In esclusiva italiana, il Teatro Mercadante ha ospitato, presso la magnifica sala del Teatro San Carlo di Napoli, la compagnia del Teatro Alexandrinsky di San Pietroburgo e la messa in scena di Liturgia Zero; un adattamento teatrale di Alexander Zavyalov e Valery Fokin (quest’ultimo curatore anche della regia) del notissimo romanzo di Fëdor Dostoevskij, Il giocatore.
L’opera che, così com’è noto, fu scritta in ventotto giorni per far fronte ai debiti contratti al tavolo da gioco dall’autore russo, trovò ispirazione nell’ossessione che lo stesso aveva per il gioco d’azzardo e nella conseguente riflessione sulla natura nichilista del giocatore. Fokin, giungendo in pieno al cuore dell’opera, erge materialmente, su questi concetti, un altare (una gigantesca roulettes, intorno alla quale ruotano le poltrone su cui seggono i personaggi) intorno al quale gravita una sorta di rito atto all’annullamento dell’individuo.
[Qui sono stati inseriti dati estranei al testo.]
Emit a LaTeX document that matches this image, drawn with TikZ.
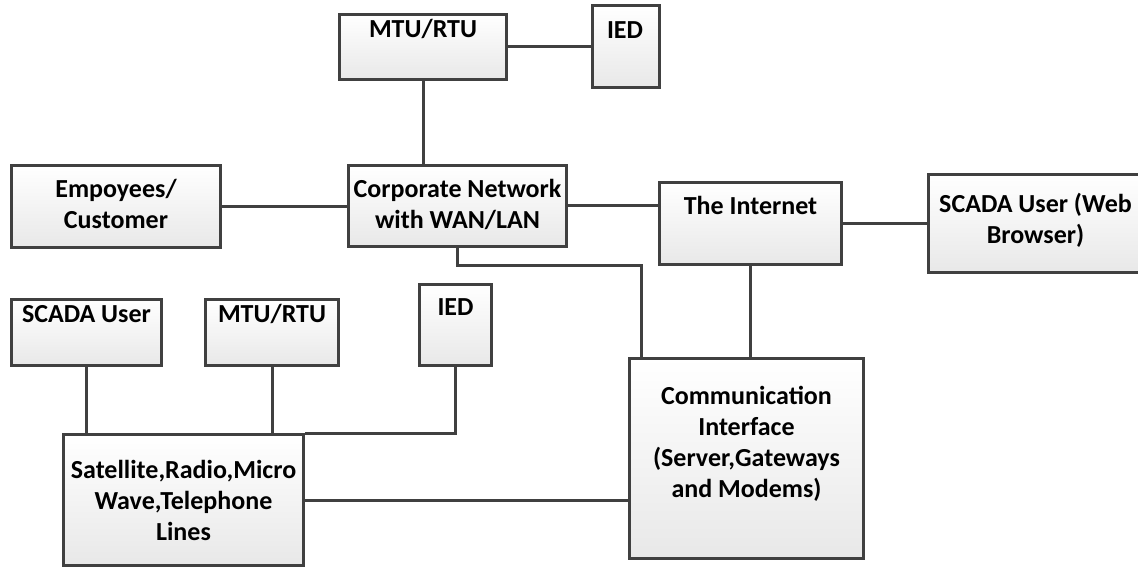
\documentclass[tikz,border=0pt]{standalone}
\usepackage{fontspec}
\setmainfont{Carlito}[BoldFont={Carlito Bold}]
\usetikzlibrary{shadows}
\definecolor{edge}{HTML}{404040}
\tikzset{
  box/.style={draw=edge, line width=3pt, rectangle, top color=white, bottom color=black!9,
    drop shadow={shadow xshift=1.5pt, shadow yshift=-1.5pt, opacity=0.25}, inner sep=0pt},
  lbl/.style={anchor=base, align=center, inner sep=0pt, text=black,
    font=\fontsize{26}{31}\selectfont\bfseries},
  wire/.style={draw=edge, line width=3pt}
}
\begin{document}
\begin{tikzpicture}[x=1pt, y=-1pt]
\clip (0,0) rectangle (1138,569);
% boxes
\node[box, minimum width=167pt, minimum height=65pt] (mtu1) at (423,47) {};
\node[box, minimum width=67pt, minimum height=82pt] (ied1) at (626,46.5) {};
\node[box, minimum width=209pt, minimum height=82pt] (emp) at (116,206.5) {};
\node[box, minimum width=218pt, minimum height=81pt] (corp) at (457.5,206) {};
\node[box, minimum width=182pt, minimum height=82pt] (inet) at (750.5,223.5) {};
\node[box, minimum width=213pt, minimum height=98pt] (web) at (1035,223.5) {};
\node[box, minimum width=150pt, minimum height=66pt] (scada) at (86.5,332.5) {};
\node[box, minimum width=133pt, minimum height=66pt] (mtu2) at (272,332.5) {};
\node[box, minimum width=72pt, minimum height=81pt] (ied2) at (455.5,325) {};
\node[box, minimum width=240pt, minimum height=131pt] (sat) at (183.5,500) {};
\node[box, minimum width=234pt, minimum height=200pt] (comm) at (746.5,458.5) {};
% texts (anchor=base is the baseline of the last line)
\node[lbl] (tmtu1) at (423,38) {MTU/RTU};
\node[lbl] (tied1) at (625,39) {IED};
\node[lbl] (temp) at (116,229) {Empoyees/\\Customer};
\node[lbl] (tcorp) at (457.5,229) {Corporate Network\\with WAN/LAN};
\node[lbl] (tinet) at (750.5,215) {The Internet};
\node[lbl] (tweb) at (1035.5,244) {SCADA User (Web\\Browser)};
\node[lbl] (tscada) at (86.5,323) {SCADA User};
\node[lbl] (tmtu2) at (272,323) {MTU/RTU};
\node[lbl] (tied2) at (455.5,316) {IED};
\node[lbl] (tsat) at (183.5,540) {Satellite,Radio,Micro\\Wave,Telephone\\Lines};
\node[lbl] (tcomm) at (746.5,497) {Communication\\Interface\\(Server,Gateways\\and Modems)};
% connectors
\draw[wire] (mtu1.east) -- (mtu1.east -| ied1.west);
\draw[wire] (mtu1.south) -- (mtu1.south |- corp.north);
\draw[wire] (emp.east) -- (emp.east -| corp.west);
\draw[wire] (corp.east) -- (corp.east -| inet.west);
\draw[wire] (inet.east) -- (inet.east -| web.west);
\draw[wire] (corp.south) -- ++(0,18) -| ([xshift=13pt]comm.north west);
\draw[wire] (inet.south) -- (inet.south |- comm.north);
\draw[wire] (scada.south) -- (scada.south |- sat.north);
\draw[wire] (mtu2.south) -- (mtu2.south |- sat.north);
\draw[wire] (ied2.south) |- (sat.north east);
\draw[wire] (sat.east) -- (sat.east -| comm.west);
\end{tikzpicture}
\end{document}
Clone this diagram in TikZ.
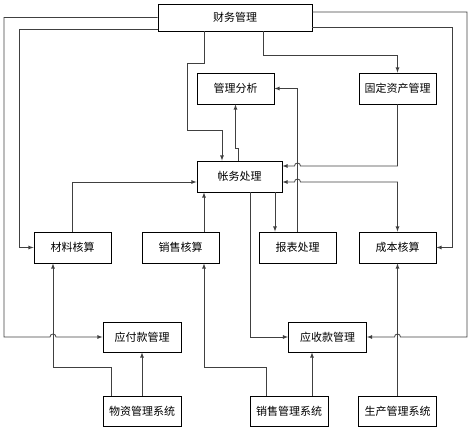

Il gioco d’azzardo diviene così una liturgia nichilista (da cui il titolo stesso) tesa al raggiungimento, attraverso la vincita (che deve essere totale come quella ottenuta puntando sul numero zero), della liberazione dell’individuo dalle costrizioni materiali e psicologiche della vita sociale. Ed è così che il protagonista, Aleksej Ivànovic, urlando che “il danaro è tutto”, afferma il suo demone e trova la catarsi nell’immagine finale della piecè. Un bambino (verosimilmente il protagonista da infante) seduto in camicia da notte, attraversa la scena, cantando un nenia infantile.
Un ritorno alla purezza dell’individuo, plausibile riferimento a quell’infanzia oltre la quale, così come nella lettura che Freud diede dell’ossessione patologica per il gioco di Dostoevskij, l’inadeguatezza nei confronti delle aspettative paterne condussero lo scrittore russo all’inconscia ricerca dell’espiazione attraverso l’affermazione del proprio fallimento (ritrovato in ogni perdita di denaro avuta al tavolo verde). Un cifra autoriale che segna l’epilogo con un ottimismo del tutto estraneo all’opera originaria e, più in generale, all’indole creativa dello scrittore moscovita.
Un adattamento da un testo letterario che, così come dalla maggior parte dei casi, seppur si riveli ostico e poco fruibile (il racconto originale è stato così tanto rimaneggiato da perdersi quasi totalmente), dimostra con immediatezza, grazie anche alle magnifiche qualità attoriche della compagnia, una profonda ispirazione nella messa in scena.